Summer melt might sound like something that happens to an ice cream cone in July. But in the world of college access, the term refers to a more troubling phenomenon: the significant number of high school graduates (some 10 to 20 percent nationally) who have been accepted to college and plan to attend but never show up in the fall.
The problem is even more acute among low-income, first-generation, college-bound students. Like their peers, they are faced with a significant number of tasks during the summer between high school and college, from understanding health insurance and filling out housing forms to figuring out the university web portals that are used for course registration and signing up for orientation.
But while lots of students need help navigating these tasks, those from disadvantaged backgrounds often can’t get much family assistance. No longer able to work with high school counselors and not yet connected to support systems in their intended colleges, too often they fall out of the college-going pipeline.
There’s some good news on this front, however. A study presented today at the Society for Research on Educational Effectiveness spring conference finds that a remarkably cheap and easy technology “nudge” can keep students on track to matriculate. Harvard researchers Benjamin Castleman and Lindsay Page, who have studied summer melt for several years, show in the new paper that reaching students where they spent so much of their time — texting — can yield impressive results. Just 10 to 12 text messages sent to low-income students over the summer raised college enrollment by more than 4 percentage points in a large southwestern school district and by more than 7 percentage points in two urban Massachusetts districts.
In the randomized experiment, involving thousands of students, the researchers sent personalized texts to high school grads in the treatment groups to remind them about tasks, such as signing up for freshman orientation and placement tests, and offering help with deciphering financial aid letters and the like. The project was coordinated with the colleges that most district graduates attend, so the links and reminders were tailored to the specific deadlines and requirements of each student’s intended institution. Interestingly, although each text offered the option to connect students to live counselors for personalized assistance, very few students sought such help.

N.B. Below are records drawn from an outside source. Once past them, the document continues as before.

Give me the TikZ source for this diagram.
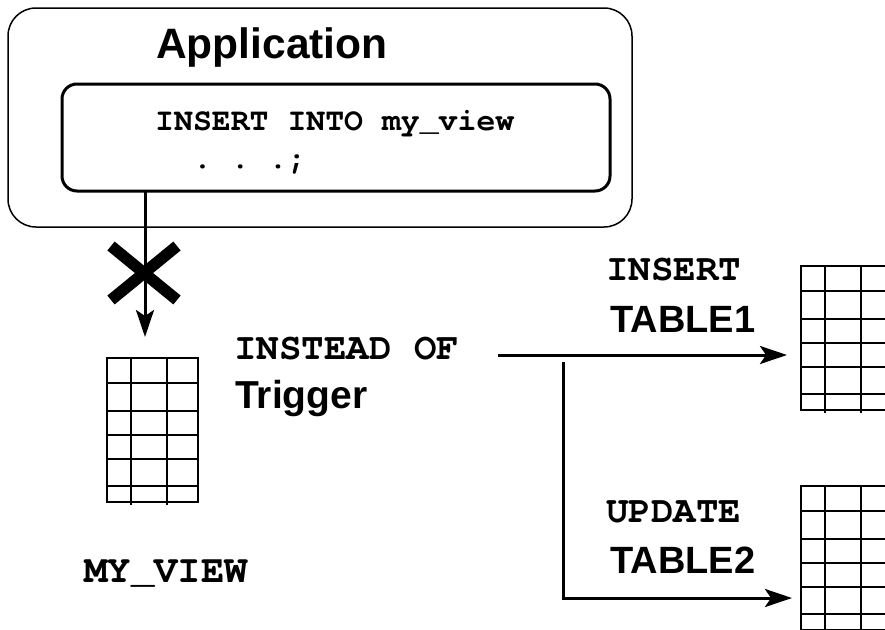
\documentclass[tikz,border=0pt]{standalone}
\usepackage{fontspec}
\usetikzlibrary{arrows.meta,calc}
\newfontfamily\hsans{Liberation Sans}
\newfontfamily\cmono{TeX Gyre Cursor}
\tikzset{
  outerbox/.style={draw, line width=1.5pt, rounded corners=28pt, inner sep=0pt},
  innerbox/.style={draw, line width=3pt, rounded corners=15pt, inner sep=0pt},
  sanslbl/.style={anchor=base west, inner sep=0pt, font=\hsans\bfseries\fontsize{38}{44}\selectfont},
  monolbl/.style={anchor=base west, inner sep=0pt, font=\cmono\bfseries\fontsize{37.5}{42}\selectfont},
  conn/.style={line width=3pt, -{Stealth[length=27pt,width=18pt,inset=6pt]}},
  gridline/.style={line width=2pt},
  dbtable/.pic={
    \draw[gridline] (0,0) rectangle (91,144);
    \foreach \yy in {25,53,77,101,128} \draw[gridline] (0,\yy) -- (91,\yy);
    \foreach \xx in {24,60} \draw[gridline] (\xx,0) -- (\xx,147);
    \coordinate (-top) at (45.5,0);
  }
}
\begin{document}
\begin{tikzpicture}[x=1pt,y=-1pt]
\useasboundingbox (0,0) rectangle (885,629);
\clip (0,0) rectangle (885,629);

% application boxes
\node[outerbox, minimum width=624pt, minimum height=219pt] (app) at (320,117.5) {};
\node[innerbox, minimum width=548pt, minimum height=107pt] (stmt) at (336,137.5) {};

\node[sanslbl, font=\hsans\bfseries\fontsize{42.5}{48}\selectfont] (apptitle) at (156,58) {Application};
\node[monolbl, font=\cmono\bfseries\fontsize{31.5}{36}\selectfont] (sql1) at (155,130) {INSERT INTO my\_view};
\node[monolbl, font=\cmono\bfseries\fontsize{31.5}{36}\selectfont] (sql2) at (155,168) {\phantom{II}.\phantom{I}.\phantom{I}.;};

% tables
\pic (myview) at (107,358) {dbtable};
\pic (tabone) at (801,266) {dbtable};
\pic (tabtwo) at (801,486) {dbtable};

% labels
\node[monolbl] (instead) at (234,359) {INSTEAD OF};
\node[sanslbl, font=\hsans\bfseries\fontsize{39}{44}\selectfont] (trigger) at (235,408) {Trigger};
\node[monolbl, font=\cmono\bfseries\fontsize{39}{44}\selectfont] (viewname) at (84,582) {MY\_VIEW};
\node[monolbl] (insertlbl) at (606,280) {INSERT};
\node[sanslbl] (tabonelbl) at (610,332) {TABLE1};
\node[monolbl] (updatelbl) at (606,522) {UPDATE};
\node[sanslbl] (tabtwolbl) at (610,573) {TABLE2};

% connectors
\coordinate (downstart) at (145,191);
\coordinate (downend) at (145,337);
\draw[conn] (downstart) -- (downend);
\coordinate (xmark) at (144,273);
\draw[line width=11.5pt] ($(xmark)+(-33,-27)$) -- ($(xmark)+(33,27)$);
\draw[line width=11.5pt] ($(xmark)+(33,-27)$) -- ($(xmark)+(-33,27)$);

\coordinate (hstart) at (498,355);
\coordinate (hend) at (787,355);
\draw[conn] (hstart) -- (hend);
\coordinate (bstart) at (563,362);
\coordinate (bend) at (792,598);
\draw[conn] (bstart) |- (bend);
\end{tikzpicture}
\end{document}
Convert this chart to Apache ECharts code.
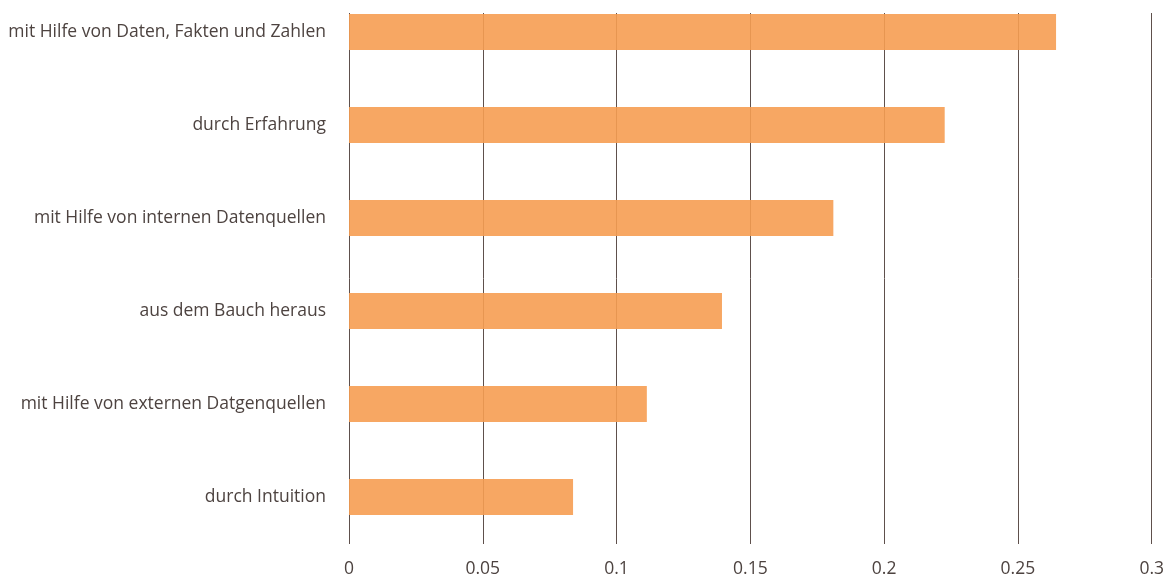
<!DOCTYPE html>
<html><head><meta charset="utf-8">
<script src="https://cdn.jsdelivr.net/npm/echarts@6/dist/echarts.min.js"></script>
<style>html,body{margin:0;padding:0;background:#fff;overflow:hidden;width:1167px;height:578px;position:relative}#c{position:absolute;left:0;top:-30px;width:1167px;height:608px}</style>
</head><body><div id="c"></div>
<script>
const categories = ["mit Hilfe von Daten, Fakten und Zahlen","durch Erfahrung","mit Hilfe von internen Datenquellen","aus dem Bauch heraus","mit Hilfe von externen Datgenquellen","durch Intuition"];
const values = [0.2635, 0.222, 0.1805, 0.139, 0.111, 0.0835];
const xTicks = [0, 0.05, 0.1, 0.15, 0.2, 0.25, 0.3];
const font = '"Open Sans", sans-serif';
const chart = echarts.init(document.getElementById('c'), null, {renderer:'canvas'});
chart.setOption({
  animation:false,
  grid:[
    {left:349, right:13, top:43, bottom:30},
    {left:349, right:13, top:15.5, height:558}
  ],
  xAxis:[
    {gridIndex:0, type:'value', min:0, max:0.3, interval:0.05,
     axisLine:{show:false}, axisTick:{show:false},
     splitLine:{show:true, lineStyle:{color:'#5e504c', width:1}},
     axisLabel:{margin:16, color:'#4d4340', fontSize:17.5, fontFamily:font,
       formatter:v=>{const t=xTicks.find(x=>Math.abs(x-v)<1e-9);return t===undefined?'':String(t);}}},
    {gridIndex:1, type:'value', min:0, max:0.3, show:false}
  ],
  yAxis:[
    {gridIndex:0, type:'value', min:0, max:1, show:false},
    {gridIndex:1, type:'category', data:categories, inverse:true,
     axisLine:{show:false}, axisTick:{show:false}, splitLine:{show:false},
     axisLabel:{margin:23, color:'#4d4340', fontSize:17.5, fontFamily:font}}
  ],
  series:[{
    type:'bar', xAxisIndex:1, yAxisIndex:1, data:values, barWidth:36,
    itemStyle:{color:'rgba(246,157,82,0.9)'}, z:3
  }]
});
</script></body></html>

The total cost of this technology nudge: $7 per student, including the cost of counselors’ time.
Why was the intervention so effective? “The summer is a uniquely nudge-free time in students’ educational trajectory,” says Castleman, who expects to receive his doctorate this spring from Harvard’s Graduate School of Education and will become an assistant professor at the University of Virginia in the fall. Given that so many college-intending adolescents receive few reminders about completing key tasks — and that so many are also prone to procrastination — well-designed texts can fill a void.
The success of the texting campaign is due in part, according to Castleman and his coauthor Page, a researcher at Harvard’s Center for Education Policy Research, to the way the texts capitalize on adolescent impulsiveness. The web links in each text can be followed immediately, and a task completed quickly, before the teenager moves on to something else.
“The text intervention has the potential to be several times more cost-effective at increasing college entry among students from disadvantaged backgrounds than other comparable interventions,” such as additional college counseling during the summer after high school graduation, Castleman said in an email.
This study surely won’t be the last word on summer melt. Many factors prevent disadvantaged students from enrolling in college; Castleman, Page, and other researchers continue to explore numerous ideas for tackling those barriers. But as policymakers seek to improve college-going rates, a cheap, scalable, personalized, technology-based intervention like the Castleman-Page texting campaign seems to have an awful lot of appeal.